Due insidie per Renzi
oltre le trivelle

Le vittorie elettorali hanno sempre molti padri, le sconfitte restano al contrario in genere orfane. Non è questione di vigliaccheria. In politica non vale la morale comune. Semplicemente, il problema sta nell’ammettere lo scacco elettorale. Per una dirigenza politica ciò significa fare più o meno karakiri. Qualsiasi giustificazione, forzatamente di comodo, è perciò meglio di nulla. Ora si invocano le condizioni della lotta, giudicate troppo penalizzanti. Ora i tempi e i modi proibitivi, che hanno reso impossibile far conoscere agli elettori le proprie ragioni.

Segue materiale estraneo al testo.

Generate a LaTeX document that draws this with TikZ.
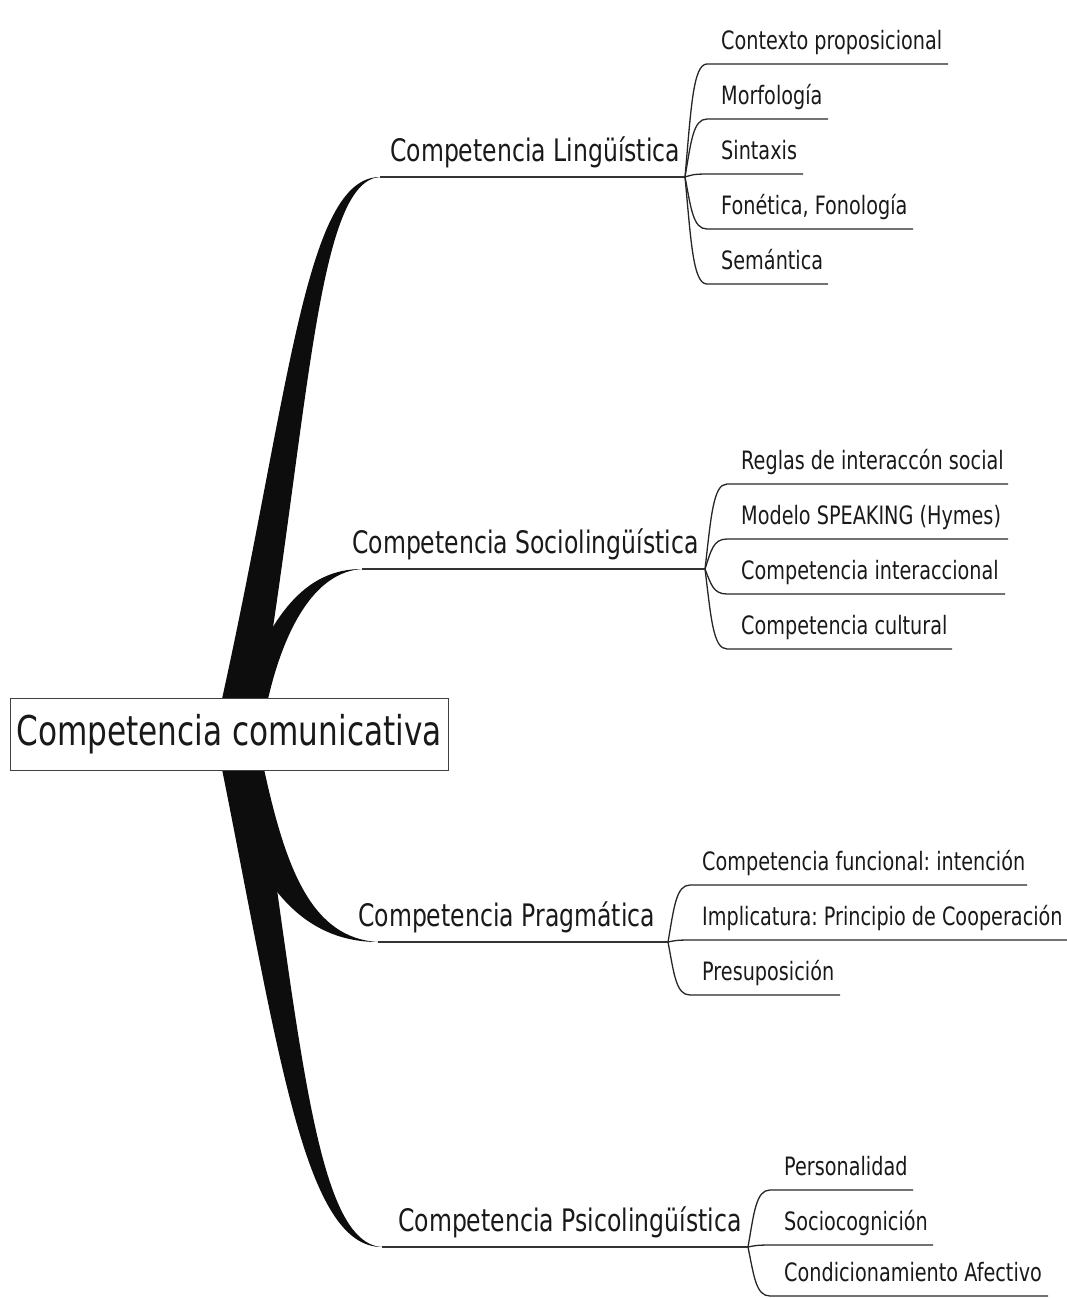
\documentclass[tikz,border=0pt]{standalone}
\usepackage{fontspec}
\setmainfont{DejaVu Sans}[FakeStretch=0.76]
\usetikzlibrary{calc}
\frenchspacing
\begin{document}
\begin{tikzpicture}[x=1pt,y=-1pt,
  trunk/.style={fill=black!95, draw=none},
  bline/.style={draw=black!80, line width=1.6pt},
  cline/.style={draw=black!85, line width=1.3pt},
  rootbox/.style={draw=black!75, line width=1pt, fill=white, minimum width=438pt, minimum height=72pt, inner sep=0pt, font=\fontsize{41}{48}\selectfont, text=black!90},
  btext/.style={anchor=base west, inner sep=0pt, font=\fontsize{31}{36}\selectfont, text=black!90},
  ctext/.style={anchor=base west, inner sep=0pt, font=\fontsize{25.3}{30}\selectfont, text=black!90}]
\useasboundingbox (0,0) rectangle (1067,1298);

% trunk end points
\coordinate (lingA) at (380,177);
\coordinate (socA)  at (362,569);
\coordinate (pragA) at (378,942);
\coordinate (psiA)  at (382,1247);

% thick tapered trunks
\fill[trunk] (222,699) .. controls (290,390) and (305,177) .. (lingA)
  .. controls (318,181) and (310,400) .. (262,699) -- cycle;
\fill[trunk] (240,699) .. controls (270,615) and (305,569) .. (socA)
  .. controls (314,572) and (284,630) .. (268,699) -- cycle;
\fill[trunk] (224,769) .. controls (250,880) and (300,942) .. (pragA)
  .. controls (312,938) and (286,870) .. (264,769) -- cycle;
\fill[trunk] (222,769) .. controls (280,1060) and (305,1247) .. (psiA)
  .. controls (318,1243) and (302,1060) .. (260,769) -- cycle;

% root
\node[rootbox] (root) at (229,734) {Competencia comunicativa};

% branches
\node[btext] (ling) at (390,161) {Competencia Lingüística};
\node[btext] (soc)  at (352,553) {Competencia Sociolingüística};
\node[btext] (prag) at (358,926) {Competencia Pragmática};
\node[btext] (psi)  at (398,1231) {Competencia Psicolingüística};

\coordinate (lingF) at (685,177);
\coordinate (socF)  at (705,569);
\coordinate (pragF) at (668,942);
\coordinate (psiF)  at (748,1247);

\draw[bline] (lingA) -- (lingF);
\draw[bline] (socA) -- (socF);
\draw[bline] (pragA) -- (pragF);
\draw[bline] (psiA) -- (psiF);

% children of Lingüística
\foreach \yy/\ee/\tt [count=\i] in {64/948/{Contexto proposicional}, 119/828/{Morfología}, 174/803/{Sintaxis}, 229/913/{Fonética, Fonología}, 284/828/{Semántica}} {
  \coordinate (L\i s) at (707,\yy);
  \coordinate (L\i e) at (\ee,\yy);
  \node[ctext] (L\i) at (721,\yy-15) {\tt};
  \draw[cline] (lingF) .. controls +(6,{(\yy-177)*0.6}) and +(-14,0) .. (L\i s) -- (L\i e);
}
% children of Sociolingüística
\foreach \yy/\ee/\tt [count=\i] in {484/1008/{Reglas de interaccón social}, 539/1008/{Modelo SPEAKING (Hymes)}, 594/1005/{Competencia interaccional}, 649/952/{Competencia cultural}} {
  \coordinate (S\i s) at (727,\yy);
  \coordinate (S\i e) at (\ee,\yy);
  \node[ctext] (S\i) at (741,\yy-15) {\tt};
  \draw[cline] (socF) .. controls +(6,{(\yy-569)*0.6}) and +(-14,0) .. (S\i s) -- (S\i e);
}
% children of Pragmática
\foreach \yy/\ee/\tt [count=\i] in {885/1027/{Competencia funcional: intención}, 940/1067/{Implicatura: Principio de Cooperación}, 995/840/{Presuposición}} {
  \coordinate (P\i s) at (690,\yy);
  \coordinate (P\i e) at (\ee,\yy);
  \node[ctext] (P\i) at (702,\yy-15) {\tt};
  \draw[cline] (pragF) .. controls +(6,{(\yy-942)*0.6}) and +(-14,0) .. (P\i s) -- (P\i e);
}
% children of Psicolingüística
\foreach \yy/\ee/\tt [count=\i] in {1190/913/{Personalidad}, 1245/933/{Sociocognición}, 1296/1048/{Condicionamiento Afectivo}} {
  \coordinate (Q\i s) at (770,\yy);
  \coordinate (Q\i e) at (\ee,\yy);
  \node[ctext] (Q\i) at (784,\yy-15) {\tt};
  \draw[cline] (psiF) .. controls +(6,{(\yy-1247)*0.6}) and +(-14,0) .. (Q\i s) -- (Q\i e);
}
\end{tikzpicture}
\end{document}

A scrutinio chiuso poi, ci si compiace di regola, comunque, per il consenso raccolto, rivelato (ma solo a posteriori) al di sopra delle aspettative nutrite alla vigilia. Tutto questo per non ammettere la sconfitta subita che sta invece nei numeri. Questi si potranno anche pesare, ma innanzitutto si devono contare. Ebbene, nel nostro caso il verdetto è inequivocabile. Il quasi 70% delle astensioni non darà ragione a Renzi, ma dà sicuramente torto ai fautori dell’abrogazione della norma favorevole alle trivelle. Non solo, scongiura anche (per il momento) la spallata che le opposizioni intensamente volevano infliggere allo spavaldo giovane di Rignano.

D’accordo, la sua è stata una vittoria facile. Un quesito tecnicamente complesso, una questione politicamente opinabile, un pericolo per il posto di lavoro di migliaia di tecnici, uno sgambetto al settore della nostra economia (la ricerca e l’estrazione di petrolio e gas) di cui meniamo vanto nel mondo, da ultimo una votazione soffocata in una sola giornata, sganciata da un’altra concomitante tornata elettorale che poteva fungere da traino. La vittoria comunque resta, ma - questo Renzi non lo può sottovalutare - il mancato raggiungimento del quorum, se gli ha scongiurato un passo falso imbarazzante, gli ha anche scoperchiato un cammino irto di problemi e di pericoli.

Il referendum sventato è solo uno, e non il più difficile, dei tre cerchi di fuoco che il segretario dem è chiamato ad attraversare in meno di sei mesi. Tra poche settimane lo aspetta la prova delle amministrative, improba. A settembre dovrà poi camminare sui carboni ardenti della riforma costituzionale. Nel qual caso non potrà più contare sulla corposa quota di coloro che ormai si astengono dal voto a prescindere. Al fronte delle opposizioni, forti - come s’è visto - di un 30% tondo tondo, dovrà opporre un’armata di sostenitori di altrettanta, anzi maggiore, consistenza. Una partita inoltre tutta giocata su un quesito, come il ridisegno dell’assetto istituzionale, non meno ostico di quello delle concessioni petrolifere, non propriamente adatto ad infiammare gli animi degli italiani e che di conseguenza non è detto vedrà masse di elettori correre alle urne, smaniosi di adempiere al loro dovere civico di votare. Se poi, come si teme, si gonfierà l’allarme profughi e la congiuntura economica non si risolleverà, per Renzi sarà un autunno caldo, forse incendiario.